>> begin Stored data
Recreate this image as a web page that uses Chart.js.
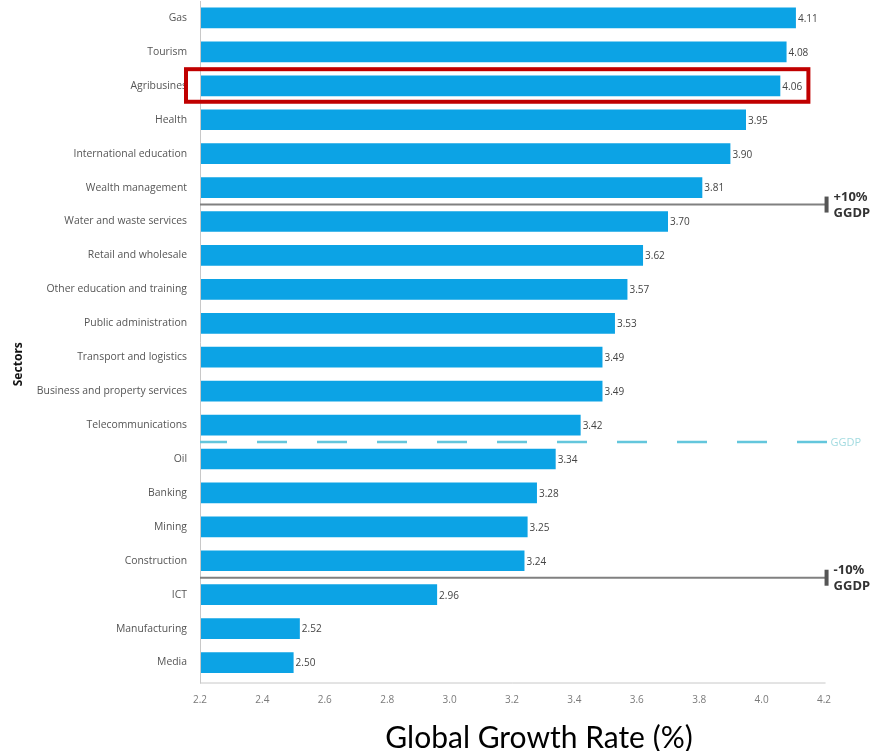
<!DOCTYPE html>
<html>
<head>
<meta charset="utf-8">
<script src="https://cdn.jsdelivr.net/npm/chart.js@4/dist/chart.umd.min.js"></script>
<style>
  html, body { margin: 0; padding: 0; background: #ffffff; }
  #wrap { width: 873px; height: 751px; position: relative; }
</style>
</head>
<body>
<div id="wrap"><canvas id="c" width="873" height="751"></canvas></div>
<script>
const sectors = [
  "Gas", "Tourism", "Agribusines", "Health", "International education",
  "Wealth management", "Water and waste services", "Retail and wholesale",
  "Other education and training", "Public administration", "Transport and logistics",
  "Business and property services", "Telecommunications", "Oil", "Banking",
  "Mining", "Construction", "ICT", "Manufacturing", "Media"
];
const growthRates = [4.11, 4.08, 4.06, 3.95, 3.90, 3.81, 3.70, 3.62, 3.57, 3.53,
  3.49, 3.49, 3.42, 3.34, 3.28, 3.25, 3.24, 2.96, 2.52, 2.50];
const xTickValues = [2.2, 2.4, 2.6, 2.8, 3.0, 3.2, 3.4, 3.6, 3.8, 4.0, 4.2];
// reference lines: placed between these category indices
const refLines = [
  { after: 5, label: ["+10%", "GGDP"], kind: "solid" },
  { after: 12, label: ["GGDP"], kind: "dashed" },
  { after: 16, label: ["-10%", "GGDP"], kind: "solid" }
];
const highlightIndex = 2;
const xTitle = "Global Growth Rate (%)";
const yTitle = "Sectors";

const LABEL_FONT = "'Open Sans', 'Noto Sans', sans-serif";

const overlayPlugin = {
  id: 'overlay',
  afterDatasetsDraw(chart) {
    const ctx = chart.ctx;
    const x = chart.scales.x, y = chart.scales.y, ca = chart.chartArea;
    ctx.save();
    // axis lines
    ctx.strokeStyle = '#c8c8c8';
    ctx.lineWidth = 1;
    ctx.beginPath();
    ctx.moveTo(ca.left + 0.5, ca.top);
    ctx.lineTo(ca.left + 0.5, ca.bottom + 4);
    ctx.moveTo(ca.left, ca.bottom + 3.5);
    ctx.lineTo(x.getPixelForValue(4.205), ca.bottom + 3.5);
    ctx.stroke();

    // value labels
    ctx.font = "10px " + LABEL_FONT;
    ctx.fillStyle = '#444';
    ctx.textBaseline = 'middle';
    ctx.textAlign = 'left';
    const meta = chart.getDatasetMeta(0);
    meta.data.forEach((bar, i) => {
      ctx.fillText(growthRates[i].toFixed(2), bar.x + 2, bar.y + 1);
    });

    // reference lines
    const xEnd = x.getPixelForValue(4.205);
    refLines.forEach(r => {
      const yy = (y.getPixelForValue(r.after) + y.getPixelForValue(r.after + 1)) / 2;
      if (r.kind === 'solid') {
        ctx.strokeStyle = '#808080';
        ctx.lineWidth = 2;
        ctx.setLineDash([]);
        ctx.beginPath();
        ctx.moveTo(ca.left, yy);
        ctx.lineTo(xEnd, yy);
        ctx.stroke();
        ctx.fillStyle = '#555';
        ctx.fillRect(xEnd - 1, yy - 8, 4, 16);
        ctx.fillStyle = '#333';
        ctx.font = "bold 13px 'Noto Sans', 'Open Sans', sans-serif";
        ctx.textAlign = 'left';
        ctx.textBaseline = 'middle';
        ctx.fillText(r.label[0], xEnd + 8, yy - 7);
        ctx.fillText(r.label[1], xEnd + 8, yy + 9);
      } else {
        ctx.strokeStyle = '#63c6dc';
        ctx.lineWidth = 2.5;
        ctx.setLineDash([30, 30]);
        ctx.lineDashOffset = 3;
        ctx.beginPath();
        ctx.moveTo(ca.left, yy);
        ctx.lineTo(xEnd + 2, yy);
        ctx.stroke();
        ctx.setLineDash([]);
        ctx.fillStyle = '#a3dbe0';
        ctx.font = "11px " + LABEL_FONT;
        ctx.textAlign = 'left';
        ctx.textBaseline = 'middle';
        ctx.fillText(r.label[0], xEnd + 5, yy + 1);
      }
    });

    // highlight box
    const hy0 = y.getPixelForValue(highlightIndex - 0.49);
    const hy1 = y.getPixelForValue(highlightIndex + 0.47);
    ctx.strokeStyle = '#c00000';
    ctx.lineWidth = 4;
    ctx.strokeRect(ca.left - 14, hy0, x.getPixelForValue(4.15) - (ca.left - 14), hy1 - hy0);

    // axis titles
    ctx.fillStyle = '#000';
    ctx.font = "30px Lato, 'Open Sans', sans-serif";
    ctx.textAlign = 'center';
    ctx.textBaseline = 'middle';
    ctx.fillText(xTitle, (ca.left + ca.right) / 2 + 27, 738);

    ctx.translate(19, (ca.top + ca.bottom) / 2 + 24);
    ctx.rotate(-Math.PI / 2);
    ctx.font = "bold 12px 'Noto Sans', 'Open Sans', sans-serif";
    ctx.fillStyle = '#111';
    ctx.fillText(yTitle, 0, 0);
    ctx.restore();
  }
};

new Chart(document.getElementById('c'), {
  type: 'bar',
  data: {
    labels: sectors,
    datasets: [{
      data: growthRates,
      backgroundColor: '#0ca3e5',
      borderWidth: 0,
      barPercentage: 0.61,
      categoryPercentage: 1.0,
      base: 2.2
    }]
  },
  plugins: [overlayPlugin],
  options: {
    indexAxis: 'y',
    responsive: false,
    animation: false,
    devicePixelRatio: 1,
    layout: { padding: { top: 1, right: 49, left: 0, bottom: 0 } },
    plugins: { legend: { display: false }, tooltip: { enabled: false } },
    scales: {
      x: {
        type: 'linear',
        min: 2.2,
        max: 4.2,
        afterBuildTicks(scale) { scale.ticks = xTickValues.map(v => ({ value: v })); },
        afterFit(scale) { scale.height = 71.5; scale.paddingLeft = 0; scale.paddingRight = 0; },
        grid: { display: false, drawTicks: false },
        border: { display: false },
        ticks: {
          padding: 15,
          color: '#7a7a7a',
          font: { family: LABEL_FONT, size: 10 },
          callback: v => Number(v).toFixed(1)
        }
      },
      y: {
        afterFit(scale) { scale.width = 200; scale.paddingTop = 0; scale.paddingBottom = 0; },
        grid: { display: false, drawTicks: false },
        border: { display: false },
        ticks: {
          padding: 13,
          color: '#555',
          font: { family: LABEL_FONT, size: 10.4 }
        }
      }
    }
  }
});
</script>
</body>
</html>
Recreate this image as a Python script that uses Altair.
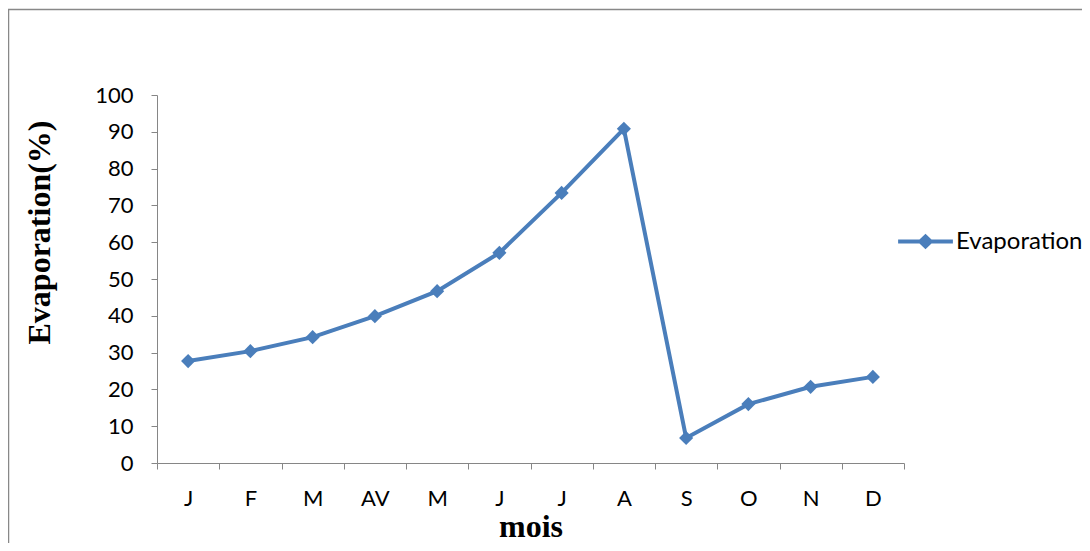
import json
import altair as alt
import pandas as pd

months = ["J", "F", "M", "AV", "M", "J", "J", "A", "S", "O", "N", "D"]
evaporation = [27.7, 30.4, 34.2, 39.9, 46.7, 57.1, 73.4, 90.8, 6.8, 16.0, 20.7, 23.4]
series_name = "Evaporation"

df = pd.DataFrame({
    "idx": list(range(len(months))),
    "val": evaporation,
    "serie": [series_name] * len(months),
})

W, H = 747, 368
PL, PT, PR, PB = 149, 87, 178, 80

label_expr = json.dumps(months) + "[datum.value]"
FONT = "Lato"
GRAY = "#868686"
BLUE = "#4A7EBB"

x_enc = alt.X(
    "idx:O",
    scale=alt.Scale(type="band", paddingInner=0, paddingOuter=0),
    axis=alt.Axis(
        title="mois", labelExpr=label_expr, labelAngle=0, tickBand="extent",
        domainColor=GRAY, tickColor=GRAY, tickSize=6, labelPadding=19,
        labelFont=FONT, labelFontSize=22, labelColor="black",
        titleFont="Liberation Serif", titleFontSize=32, titleFontWeight="bold",
        titleColor="black", titlePadding=2, grid=False,
    ),
)
y_enc = alt.Y(
    "val:Q",
    scale=alt.Scale(domain=[0, 100], nice=False),
    axis=alt.Axis(
        title="Evaporation(%)", values=list(range(0, 101, 10)),
        domainColor=GRAY, tickColor=GRAY, tickSize=6, labelPadding=18,
        labelFont=FONT, labelFontSize=22, labelColor="black",
        titleFont="Liberation Serif", titleFontSize=32, titleFontWeight="bold",
        titleColor="black", titlePadding=38, titleY=137, grid=False,
    ),
)

legend_symbol = ("M-1,-0.075 L-0.22,-0.075 L0,-0.28 L0.22,-0.075 L1,-0.075 L1,0.075 "
                 "L0.22,0.075 L0,0.28 L-0.22,0.075 L-1,0.075 Z")

color_enc = alt.Color(
    "serie:N",
    scale=alt.Scale(range=[BLUE]),
    legend=alt.Legend(
        title=None, orient="none", legendX=741, legendY=119,
        symbolType=legend_symbol, symbolSize=3000, symbolStrokeWidth=0,
        symbolFillColor=BLUE, labelFont=FONT, labelFontSize=24,
        labelColor="black", labelOffset=3,
    ),
)

line = alt.Chart(df).mark_line(strokeWidth=4, color=BLUE).encode(
    x=x_enc, y=y_enc, color=color_enc
)
pts = alt.Chart(df).mark_point(
    shape="diamond", filled=True, size=200, opacity=1, color=BLUE
).encode(x=x_enc, y=y_enc)

frame = alt.Chart(pd.DataFrame({"a": [0]})).mark_rect(
    fill=None, stroke="#888888", strokeWidth=1.5, clip=False
).encode(
    x=alt.value(-PL + 0.5), y=alt.value(-PT + 1.5),
    x2=alt.value(W + PR + 20), y2=alt.value(H + PB + 20),
)

chart = alt.layer(frame, line, pts).properties(
    width=W, height=H,
    padding={"left": PL, "top": PT, "right": PR, "bottom": PB},
    autosize=alt.AutoSizeParams(type="none"),
).configure_view(stroke=None)

chart.save("out.html", embed_options={"renderer": "svg", "actions": False})
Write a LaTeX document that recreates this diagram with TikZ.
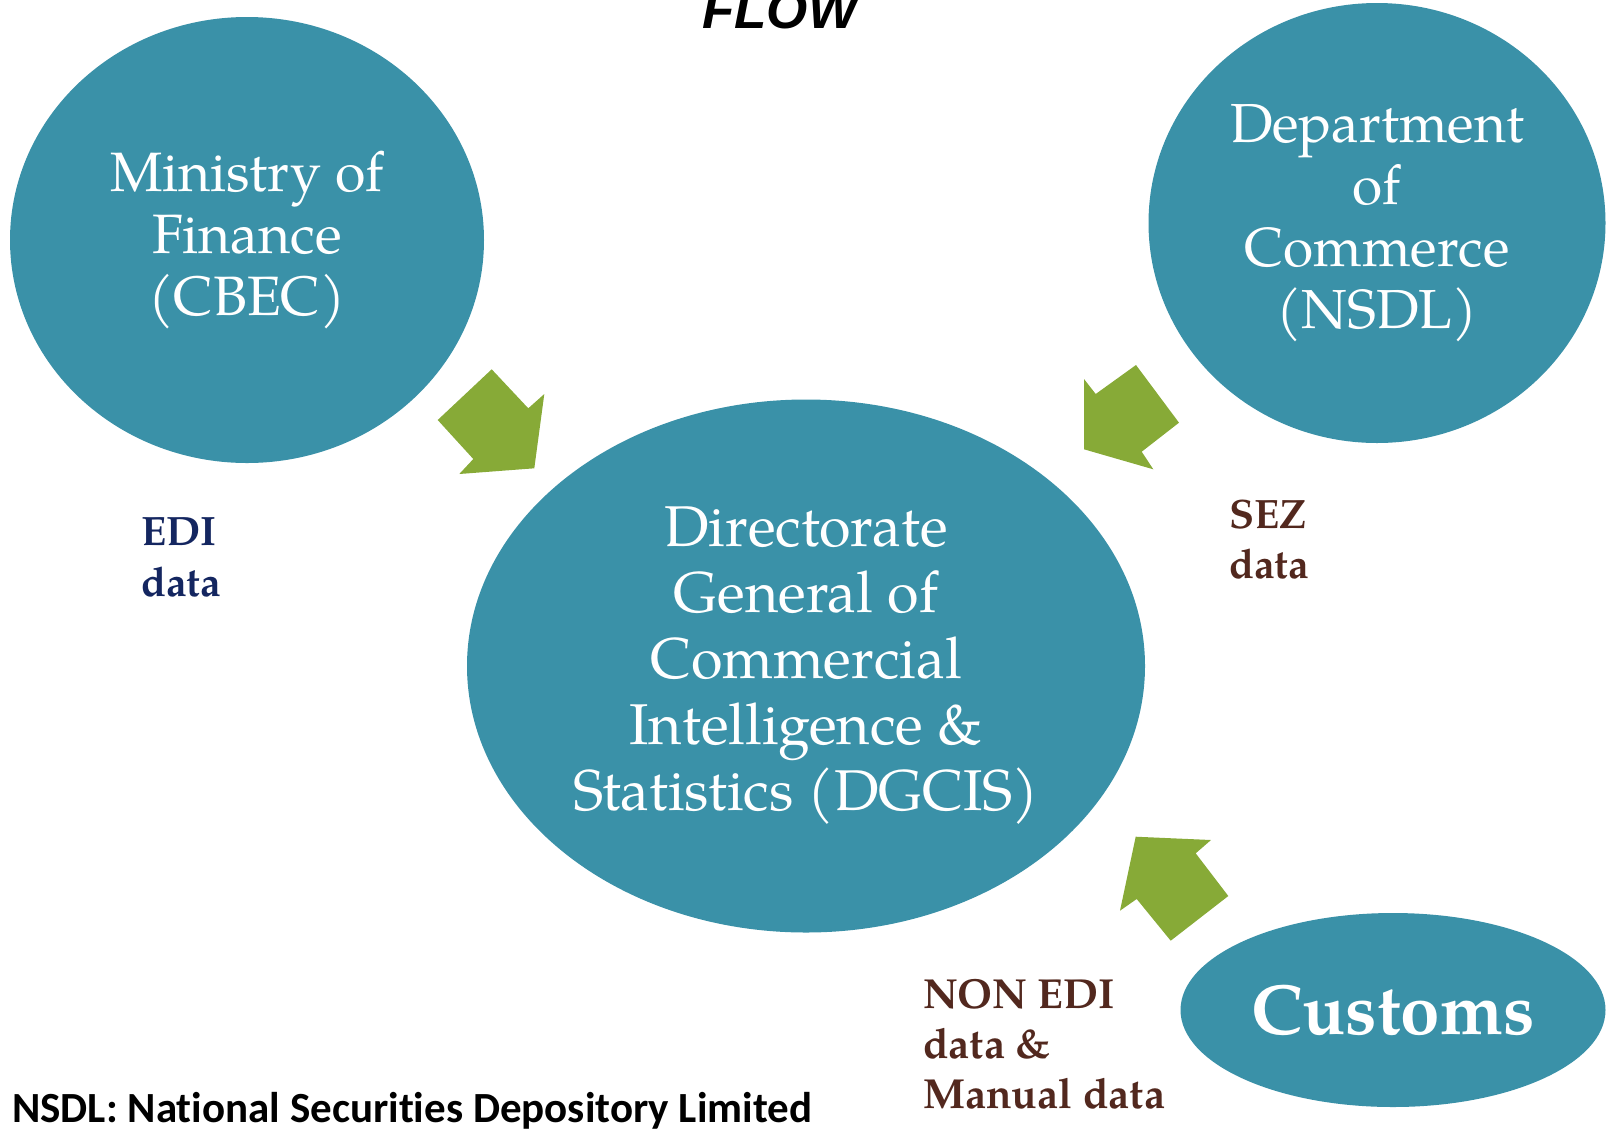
>> end Stored data
Go to the line containing "Recreate this image as a Python" and copy exactly from there through the line containing "PL, PT, PR, PB = 149, 87, 178, 80", both included, and nothing more. Pictures are excluded.

(Written solution)
Recreate this image as a Python script that uses Altair.
import json
import altair as alt
import pandas as pd

months = ["J", "F", "M", "AV", "M", "J", "J", "A", "S", "O", "N", "D"]
evaporation = [27.7, 30.4, 34.2, 39.9, 46.7, 57.1, 73.4, 90.8, 6.8, 16.0, 20.7, 23.4]
series_name = "Evaporation"

df = pd.DataFrame({
    "idx": list(range(len(months))),
    "val": evaporation,
    "serie": [series_name] * len(months),
})

W, H = 747, 368
PL, PT, PR, PB = 149, 87, 178, 80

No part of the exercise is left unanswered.